This post intended for Week 5
My navy gym shorts are the most capitalized article of clothing I have ever disliked.
They’re loose enough to be considered baggy, but also slightly form-fitted, like a t-shirt that’s only long enough to hit the space above your hips; or in the short’s case, long enough to hit the space just above your knees.
The drawstring has long since snapped and been pulled out, leaving a small, double stitched outline of a hole.
When I pull the waistband away and let it go, the elastic has clearly lost the majority of its former snap. I suspect the only reason the waistband still jerks back is because it has a distant memory of what its supposed to do.
They were purchased for the purpose of middle school JV basketball practice and to be an extra set of shorts for PE. Seven years, and countless wash cycles later, they serve solely as pajama bottoms. They’re still dark coloring makes them look like new; though as I walk down the hall to start a pot of coffee, they barely hang off my hips, threatening to drop to my ankles with every step, and fulfilling that threat should I decide to jump up and down more than three times.

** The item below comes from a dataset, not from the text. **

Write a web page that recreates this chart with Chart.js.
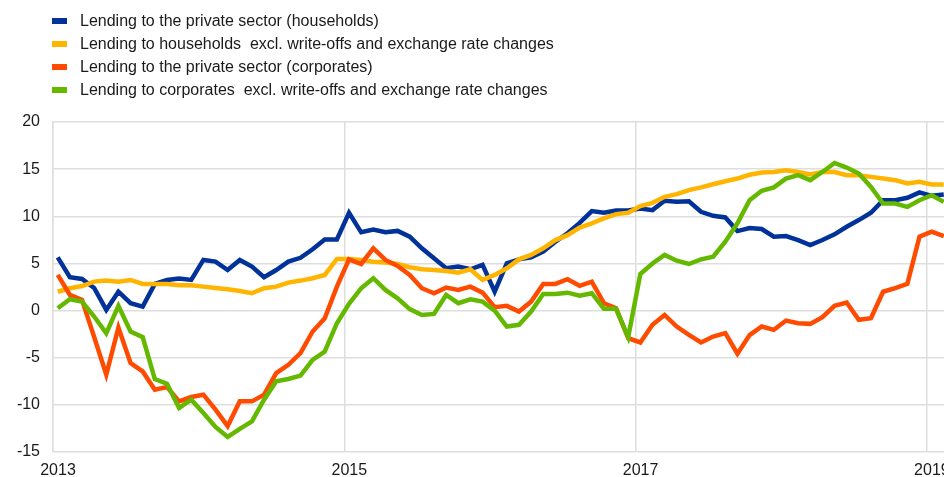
<!DOCTYPE html>
<html>
<head>
<meta charset="utf-8">
<script src="https://cdn.jsdelivr.net/npm/chart.js@4.4.1/dist/chart.umd.min.js"></script>
<style>
  html, body { margin: 0; padding: 0; background: #fff; overflow: hidden; }
  #wrap { width: 1000px; height: 477px; }
</style>
</head>
<body>
<div id="wrap"><canvas id="chart" width="1000" height="477"></canvas></div>
<script>
// monthly series, Jan 2013 onwards
const startYear = 2013;
const yearTicks = [2013, 2015, 2017, 2019];
const seriesNames = [
    'Lending to the private sector (households)',
    'Lending to households  excl. write-offs and exchange rate changes',
    'Lending to the private sector (corporates)',
    'Lending to corporates  excl. write-offs and exchange rate changes',
];
const seriesColors = ['#003299', '#ffb400', '#ff4b00', '#65b800'];

const households = [5.65,3.53,3.35,2.4,0.07,2.0,0.78,0.42,2.83,3.25,
    3.39,3.25,5.37,5.19,4.3,5.37,4.66,3.53,4.3,5.19,
    5.6,6.5,7.55,7.55,10.37,8.3,8.6,8.3,8.45,7.83,
    6.6,5.54,4.49,4.66,4.38,4.84,2.0,5.0,5.43,5.65,
    6.25,7.3,8.2,9.3,10.55,10.37,10.62,10.62,10.83,10.65,
    11.64,11.53,11.6,10.48,10.05,9.88,8.43,8.75,8.65,7.83,
    7.9,7.48,6.95,7.48,8.08,8.89,9.6,10.37,11.71,11.71,
    11.96,12.53,12.17,12.3];
const householdsAdj = [2.0,2.37,2.6,3.07,3.18,3.07,3.25,2.83,2.83,2.83,
    2.69,2.69,2.54,2.4,2.26,2.08,1.84,2.37,2.54,2.97,
    3.18,3.43,3.78,5.47,5.47,5.37,5.19,5.1,4.94,4.59,
    4.38,4.3,4.2,4.02,4.38,3.25,3.78,4.49,5.43,5.9,
    6.6,7.48,8.0,8.8,9.25,9.78,10.23,10.37,11.08,11.43,
    12.07,12.35,12.77,13.06,13.4,13.72,14.0,14.4,14.65,14.7,
    14.89,14.7,14.43,14.7,14.7,14.36,14.36,14.18,14.0,13.83,
    13.48,13.65,13.37,13.37];
const corporates = [3.78,1.66,1.13,-2.8,-6.8,-1.8,-5.57,-6.45,-8.39,-8.1,
    -9.63,-9.17,-8.92,-10.5,-12.25,-9.63,-9.63,-8.92,-6.63,-5.75,
    -4.51,-2.22,-0.81,2.54,5.43,4.94,6.6,5.37,4.73,3.78,
    2.37,1.84,2.43,2.19,2.54,1.9,0.36,0.5,-0.1,0.95,
    2.83,2.83,3.32,2.63,3.07,0.78,0.25,-2.92,-3.38,-1.51,
    -0.46,-1.69,-2.57,-3.38,-2.75,-2.4,-4.58,-2.6,-1.69,-2.04,
    -1.06,-1.34,-1.41,-0.7,0.5,0.85,-0.98,-0.81,2.0,2.37,
    2.83,7.83,8.36,7.9];
const corporatesAdj = [0.25,1.2,0.95,-0.63,-2.4,0.5,-2.22,-2.82,-7.26,-7.76,
    -10.33,-9.45,-10.86,-12.34,-13.4,-12.55,-11.75,-9.45,-7.5,-7.26,
    -6.9,-5.22,-4.34,-1.34,0.71,2.37,3.43,2.19,1.3,0.15,
    -0.46,-0.35,1.66,0.78,1.2,0.95,0.0,-1.69,-1.51,-0.1,
    1.77,1.77,1.9,1.57,1.84,0.18,0.18,-2.82,3.88,5.0,
    5.9,5.29,4.94,5.43,5.71,7.3,9.25,11.7,12.7,13.06,
    14.0,14.36,13.83,14.7,15.66,15.17,14.54,13.12,11.36,11.36,
    11.0,11.71,12.24,11.53];

const allSeries = [households, householdsAdj, corporates, corporatesAdj];

const toPoints = values => values.map((v, i) => ({ x: startYear + (i + 0.39) / 12, y: v }));

const font = { family: '"Liberation Sans", Arial, sans-serif', size: 16 };
const gridColor = '#dedede';

const legendPlugin = {
    id: 'rowLegend',
    afterDraw(chart) {
        const ctx = chart.ctx;
        ctx.save();
        ctx.font = `${font.size}px ${font.family}`;
        ctx.textBaseline = 'middle';
        chart.data.datasets.forEach((ds, i) => {
            const y = 21 + i * 23;
            ctx.fillStyle = ds.borderColor;
            ctx.fillRect(52, y - 3, 15, 6);
            ctx.fillStyle = '#1a1a1a';
            ctx.fillText(ds.label, 80, y + 1);
        });
        ctx.restore();
    },
};

new Chart(document.getElementById('chart'), {
    type: 'line',
    data: {
        datasets: allSeries.map((values, i) => ({
            label: seriesNames[i],
            data: toPoints(values),
            borderColor: seriesColors[i],
            backgroundColor: seriesColors[i],
            borderWidth: 4.5,
            pointRadius: 0,
            tension: 0,
            order: allSeries.length - i,
        })),
    },
    options: {
        responsive: false,
        animation: false,
        devicePixelRatio: 1,
        layout: { padding: { top: 122, right: 20, left: 0, bottom: 0 } },
        plugins: {
            legend: { display: false },
            tooltip: { enabled: false },
        },
        scales: {
            x: {
                type: 'linear',
                min: startYear,
                max: startYear + (980 - 53) / 145.65,
                afterBuildTicks: scale => {
                    scale.ticks = yearTicks.map(v => ({ value: v }));
                },
                afterFit: scale => { scale.height = 25; },
                grid: { color: gridColor, lineWidth: 1.5, drawTicks: false },
                border: { display: false },
                ticks: {
                    font,
                    color: '#1a1a1a',
                    padding: 9,
                    labelOffset: 5,
                    maxRotation: 0,
                    autoSkip: false,
                    callback: v => String(v),
                },
            },
            y: {
                min: -15,
                max: 20,
                afterFit: scale => { scale.width = 53; },
                grid: { color: gridColor, lineWidth: 1.5, drawTicks: false },
                border: { display: true, color: gridColor, width: 1.5 },
                ticks: {
                    stepSize: 5,
                    font,
                    color: '#1a1a1a',
                    padding: 13,
                },
            },
        },
    },
    plugins: [legendPlugin],
});
</script>
</body>
</html>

The pockets sewn into either side comfortably fit a fist and safely hold chapsticks and lucky pennies. Of course, if I think to keep my hands in said pockets, the hem pulls away from my knees and the fabric spreads, effectively creating navy, mesh wings.
Up through now, I’ve yet to rid myself of these unflattering shorts because they served a purpose. Of course after having listed their faults, it is plain to see that they are still in my possession out of pure laziness.